Given material.
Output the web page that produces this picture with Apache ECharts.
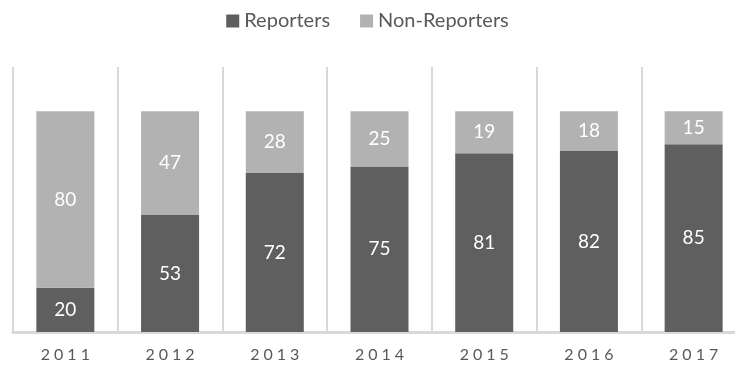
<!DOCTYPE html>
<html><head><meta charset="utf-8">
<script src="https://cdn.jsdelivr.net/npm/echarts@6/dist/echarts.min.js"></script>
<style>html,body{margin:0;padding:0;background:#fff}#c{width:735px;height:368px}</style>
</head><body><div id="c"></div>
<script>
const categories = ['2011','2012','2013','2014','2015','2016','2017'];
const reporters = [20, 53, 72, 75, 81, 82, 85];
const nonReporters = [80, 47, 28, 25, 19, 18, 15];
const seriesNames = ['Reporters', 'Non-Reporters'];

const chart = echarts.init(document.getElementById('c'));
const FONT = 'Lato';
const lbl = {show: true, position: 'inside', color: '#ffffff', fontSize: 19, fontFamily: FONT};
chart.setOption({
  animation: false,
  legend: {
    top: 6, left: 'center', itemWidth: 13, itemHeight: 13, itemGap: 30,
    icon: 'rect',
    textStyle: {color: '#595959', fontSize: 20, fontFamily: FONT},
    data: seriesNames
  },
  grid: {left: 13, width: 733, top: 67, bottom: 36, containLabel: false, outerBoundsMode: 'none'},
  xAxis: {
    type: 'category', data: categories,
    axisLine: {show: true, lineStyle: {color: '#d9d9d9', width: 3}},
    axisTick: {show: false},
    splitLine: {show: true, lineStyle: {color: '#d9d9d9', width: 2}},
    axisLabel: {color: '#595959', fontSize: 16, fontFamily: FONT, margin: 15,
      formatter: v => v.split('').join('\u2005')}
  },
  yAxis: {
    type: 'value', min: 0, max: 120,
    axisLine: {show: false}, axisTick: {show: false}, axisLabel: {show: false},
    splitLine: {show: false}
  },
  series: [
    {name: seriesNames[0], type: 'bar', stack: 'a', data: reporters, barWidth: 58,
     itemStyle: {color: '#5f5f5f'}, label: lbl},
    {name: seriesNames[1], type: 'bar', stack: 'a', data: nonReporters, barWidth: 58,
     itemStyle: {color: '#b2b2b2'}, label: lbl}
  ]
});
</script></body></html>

Short exercise. Write out nothing but the lines from the start of the data through the line with "const seriesNames = ['Reporters', 'Non-Reporters'];". Leave out the pictures.

Answer to the task.
Output the web page that produces this picture with Apache ECharts.
<!DOCTYPE html>
<html><head><meta charset="utf-8">
<script src="https://cdn.jsdelivr.net/npm/echarts@6/dist/echarts.min.js"></script>
<style>html,body{margin:0;padding:0;background:#fff}#c{width:735px;height:368px}</style>
</head><body><div id="c"></div>
<script>
const categories = ['2011','2012','2013','2014','2015','2016','2017'];
const reporters = [20, 53, 72, 75, 81, 82, 85];
const nonReporters = [80, 47, 28, 25, 19, 18, 15];
const seriesNames = ['Reporters', 'Non-Reporters'];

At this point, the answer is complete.